#### What you have to do:
Copy out every line of the records where the string "seaborn" occurs.

#### Records for this exercise:
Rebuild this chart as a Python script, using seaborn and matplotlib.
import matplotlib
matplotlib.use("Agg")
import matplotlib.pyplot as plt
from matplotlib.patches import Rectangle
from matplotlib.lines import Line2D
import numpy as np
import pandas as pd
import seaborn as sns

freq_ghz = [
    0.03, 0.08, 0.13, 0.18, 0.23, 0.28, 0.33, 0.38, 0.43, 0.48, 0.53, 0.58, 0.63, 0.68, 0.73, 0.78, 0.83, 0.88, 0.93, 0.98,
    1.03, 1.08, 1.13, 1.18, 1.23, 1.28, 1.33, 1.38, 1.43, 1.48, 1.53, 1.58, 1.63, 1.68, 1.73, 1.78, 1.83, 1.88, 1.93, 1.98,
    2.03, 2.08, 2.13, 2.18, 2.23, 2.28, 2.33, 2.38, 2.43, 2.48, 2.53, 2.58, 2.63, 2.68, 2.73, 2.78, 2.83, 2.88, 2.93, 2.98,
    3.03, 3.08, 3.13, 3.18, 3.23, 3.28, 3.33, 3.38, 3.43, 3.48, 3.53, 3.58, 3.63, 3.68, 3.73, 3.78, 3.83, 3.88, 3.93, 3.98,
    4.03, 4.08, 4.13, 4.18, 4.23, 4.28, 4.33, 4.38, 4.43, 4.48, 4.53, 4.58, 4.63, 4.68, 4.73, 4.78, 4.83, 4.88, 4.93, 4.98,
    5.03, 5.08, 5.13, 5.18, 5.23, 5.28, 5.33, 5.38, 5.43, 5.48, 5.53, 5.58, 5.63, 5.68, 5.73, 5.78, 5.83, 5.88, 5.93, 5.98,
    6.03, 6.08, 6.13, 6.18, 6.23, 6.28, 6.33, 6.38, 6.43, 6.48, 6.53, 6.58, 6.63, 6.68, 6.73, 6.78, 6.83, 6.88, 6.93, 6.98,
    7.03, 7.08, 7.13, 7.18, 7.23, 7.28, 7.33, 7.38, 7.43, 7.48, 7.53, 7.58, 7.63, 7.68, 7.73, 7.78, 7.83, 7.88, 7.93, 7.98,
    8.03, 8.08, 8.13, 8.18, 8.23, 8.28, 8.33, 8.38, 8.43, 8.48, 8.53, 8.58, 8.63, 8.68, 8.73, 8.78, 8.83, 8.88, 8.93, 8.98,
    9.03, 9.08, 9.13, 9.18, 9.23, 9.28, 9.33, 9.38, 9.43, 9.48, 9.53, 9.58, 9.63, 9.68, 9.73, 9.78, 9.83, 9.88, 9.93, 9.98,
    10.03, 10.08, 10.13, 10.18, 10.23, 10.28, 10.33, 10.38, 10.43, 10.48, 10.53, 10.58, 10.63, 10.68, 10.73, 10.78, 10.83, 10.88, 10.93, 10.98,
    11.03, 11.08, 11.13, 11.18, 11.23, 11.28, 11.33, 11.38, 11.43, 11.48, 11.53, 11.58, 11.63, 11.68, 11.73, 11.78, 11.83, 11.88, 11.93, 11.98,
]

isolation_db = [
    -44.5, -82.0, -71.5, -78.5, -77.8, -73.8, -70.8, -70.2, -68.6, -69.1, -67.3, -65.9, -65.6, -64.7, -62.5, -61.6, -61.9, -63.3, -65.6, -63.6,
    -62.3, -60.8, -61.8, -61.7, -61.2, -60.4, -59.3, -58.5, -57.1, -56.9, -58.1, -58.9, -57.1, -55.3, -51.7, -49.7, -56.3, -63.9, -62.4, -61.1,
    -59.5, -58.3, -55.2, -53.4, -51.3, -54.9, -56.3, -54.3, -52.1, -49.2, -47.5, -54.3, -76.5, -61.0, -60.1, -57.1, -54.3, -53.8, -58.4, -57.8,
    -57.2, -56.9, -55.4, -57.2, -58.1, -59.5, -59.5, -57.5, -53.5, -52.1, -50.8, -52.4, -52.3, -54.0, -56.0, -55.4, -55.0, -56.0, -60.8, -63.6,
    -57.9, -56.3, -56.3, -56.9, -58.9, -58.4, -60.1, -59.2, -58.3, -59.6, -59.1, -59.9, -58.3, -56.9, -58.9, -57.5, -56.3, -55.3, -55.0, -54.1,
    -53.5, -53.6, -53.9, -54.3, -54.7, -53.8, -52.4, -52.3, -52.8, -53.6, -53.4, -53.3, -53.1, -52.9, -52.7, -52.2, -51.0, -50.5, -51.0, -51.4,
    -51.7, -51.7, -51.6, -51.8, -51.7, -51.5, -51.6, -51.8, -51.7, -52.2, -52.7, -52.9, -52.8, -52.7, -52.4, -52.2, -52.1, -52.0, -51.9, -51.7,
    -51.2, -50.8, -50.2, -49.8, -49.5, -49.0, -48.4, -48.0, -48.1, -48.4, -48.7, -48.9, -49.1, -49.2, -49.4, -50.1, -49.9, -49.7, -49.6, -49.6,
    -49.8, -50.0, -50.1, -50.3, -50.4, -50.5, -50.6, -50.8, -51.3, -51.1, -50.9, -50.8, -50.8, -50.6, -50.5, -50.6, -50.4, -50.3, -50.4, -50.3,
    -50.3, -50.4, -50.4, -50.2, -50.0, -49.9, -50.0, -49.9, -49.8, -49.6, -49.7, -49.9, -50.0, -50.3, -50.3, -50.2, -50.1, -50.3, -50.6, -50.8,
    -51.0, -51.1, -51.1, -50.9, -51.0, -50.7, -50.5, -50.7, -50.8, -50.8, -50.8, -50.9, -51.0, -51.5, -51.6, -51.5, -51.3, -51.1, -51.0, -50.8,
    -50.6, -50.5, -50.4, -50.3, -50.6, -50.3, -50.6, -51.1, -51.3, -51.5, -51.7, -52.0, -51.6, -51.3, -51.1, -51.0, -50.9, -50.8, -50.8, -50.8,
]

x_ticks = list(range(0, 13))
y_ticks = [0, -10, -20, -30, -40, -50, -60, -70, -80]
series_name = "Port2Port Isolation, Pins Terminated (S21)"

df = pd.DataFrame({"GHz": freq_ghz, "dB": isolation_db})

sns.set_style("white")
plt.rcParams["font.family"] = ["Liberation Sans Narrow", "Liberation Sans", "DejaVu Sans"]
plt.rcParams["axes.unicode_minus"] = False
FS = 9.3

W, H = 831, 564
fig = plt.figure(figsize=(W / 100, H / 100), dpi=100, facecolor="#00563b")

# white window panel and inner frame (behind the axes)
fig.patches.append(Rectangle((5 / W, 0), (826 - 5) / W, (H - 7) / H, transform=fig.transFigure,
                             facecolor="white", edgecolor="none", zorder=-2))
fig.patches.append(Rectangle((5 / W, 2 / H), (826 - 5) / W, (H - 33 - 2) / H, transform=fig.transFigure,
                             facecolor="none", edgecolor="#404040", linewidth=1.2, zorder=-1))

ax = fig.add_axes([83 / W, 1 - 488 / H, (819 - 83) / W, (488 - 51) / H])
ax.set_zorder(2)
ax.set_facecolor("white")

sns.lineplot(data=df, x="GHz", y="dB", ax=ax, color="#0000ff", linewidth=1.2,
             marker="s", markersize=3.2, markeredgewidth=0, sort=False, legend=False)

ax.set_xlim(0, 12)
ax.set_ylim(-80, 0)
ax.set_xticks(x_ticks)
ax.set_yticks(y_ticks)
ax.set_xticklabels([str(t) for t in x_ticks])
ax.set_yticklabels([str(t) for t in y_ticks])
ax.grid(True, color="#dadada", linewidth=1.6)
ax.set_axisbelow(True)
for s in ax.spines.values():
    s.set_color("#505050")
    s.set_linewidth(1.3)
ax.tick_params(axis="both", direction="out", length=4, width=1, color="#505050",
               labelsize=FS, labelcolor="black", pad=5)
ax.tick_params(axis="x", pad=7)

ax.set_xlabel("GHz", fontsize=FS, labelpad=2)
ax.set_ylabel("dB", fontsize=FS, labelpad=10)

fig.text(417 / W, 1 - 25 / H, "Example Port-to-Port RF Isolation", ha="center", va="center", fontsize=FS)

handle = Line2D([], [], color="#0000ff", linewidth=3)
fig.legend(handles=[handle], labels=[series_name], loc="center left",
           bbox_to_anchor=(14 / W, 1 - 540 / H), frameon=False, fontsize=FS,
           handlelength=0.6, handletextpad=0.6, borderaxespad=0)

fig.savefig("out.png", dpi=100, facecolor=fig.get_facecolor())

==

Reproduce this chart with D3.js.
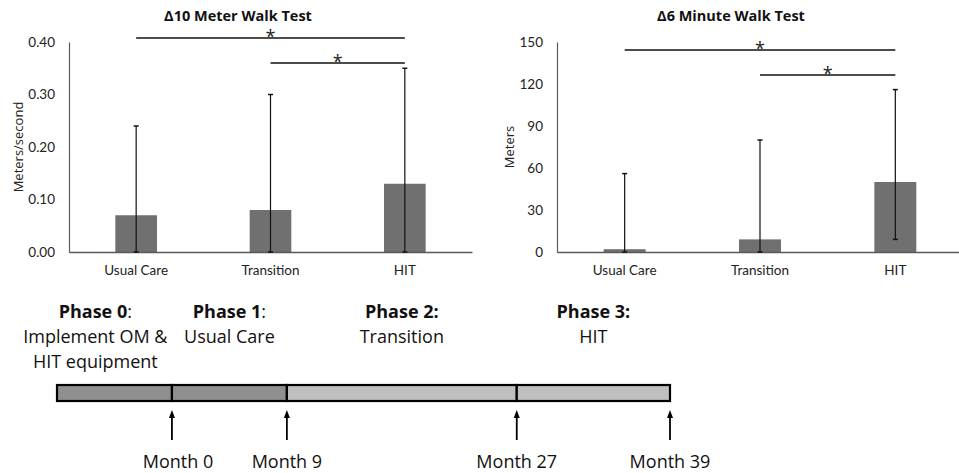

#### The completed task:
Rebuild this chart as a Python script, using seaborn and matplotlib.
import seaborn as sns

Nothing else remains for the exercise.